Which makes it funny when he sings the praises of a tracing library that, when I investigated it briefly, made me choke with laughter at just how painfully ineffective it is compared to tools I’ve used in the past; specifically Erlang’s tracing tools. The library he’s text-wanking to is pitifully weak compared to what comes out of the box in an Erlang environment. You have to manually insert tracing calls (error-prone, tedious, obfuscatory) for example. Whatever you don’t decide to trace in advance can’t be traced. Whereas Erlang’s tracing system (and, presumably Ruby-on-BEAM’s, a.k.a. Elixir) lets you make ad hoc tracing calls on live systems as they’re executing. This means you can trace a live system as it’s fucking up without having to be a precognitive psychic when coding, leaving the costs of tracing at 0 until such a time as you genuinely need them.
So he doesn’t identify his warrants, he writes as if he has the One True Answer, he assumes all programming forms use the same jargon in the same way, and he acts as if he’s the guru sharing his wisdom when he’s actually way behind the curve on the very tech he’s pitching.

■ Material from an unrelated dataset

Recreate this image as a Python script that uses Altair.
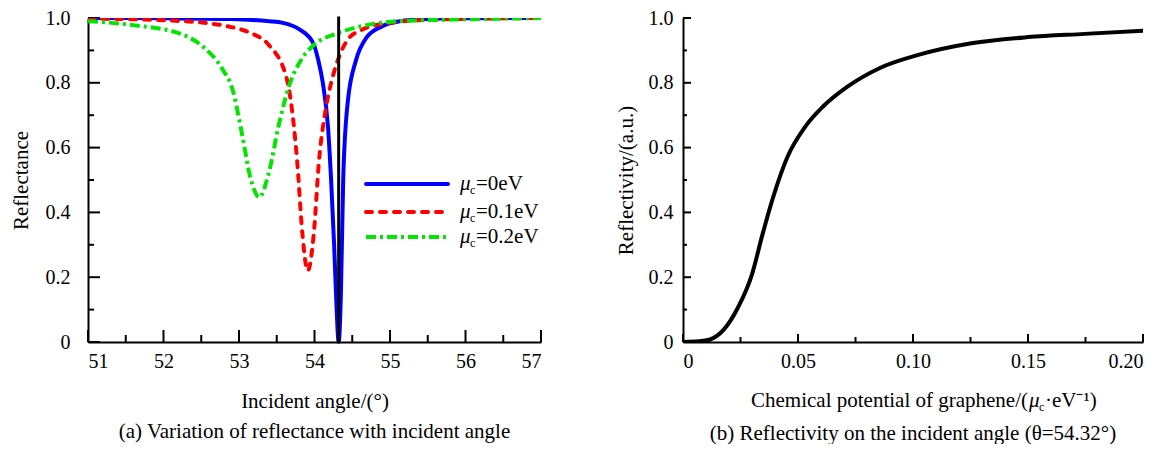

He is a, in a word, programmer.
I couldn’t agree more 😂
Except that, what the author uses is pretty much standard in the Go ecosystem, which is, yes, a shame.
To my knowledge, the only framework which does it quite seamlessly is Spring Boot which, w/ sane and well thought out defaults, gets the tracing done w/o the programmer writing a single line of code to do tracing-related tasks.
That said, even Spring’s solution is pretty heavy-weight compared to what comes OOTB w/ BEAM.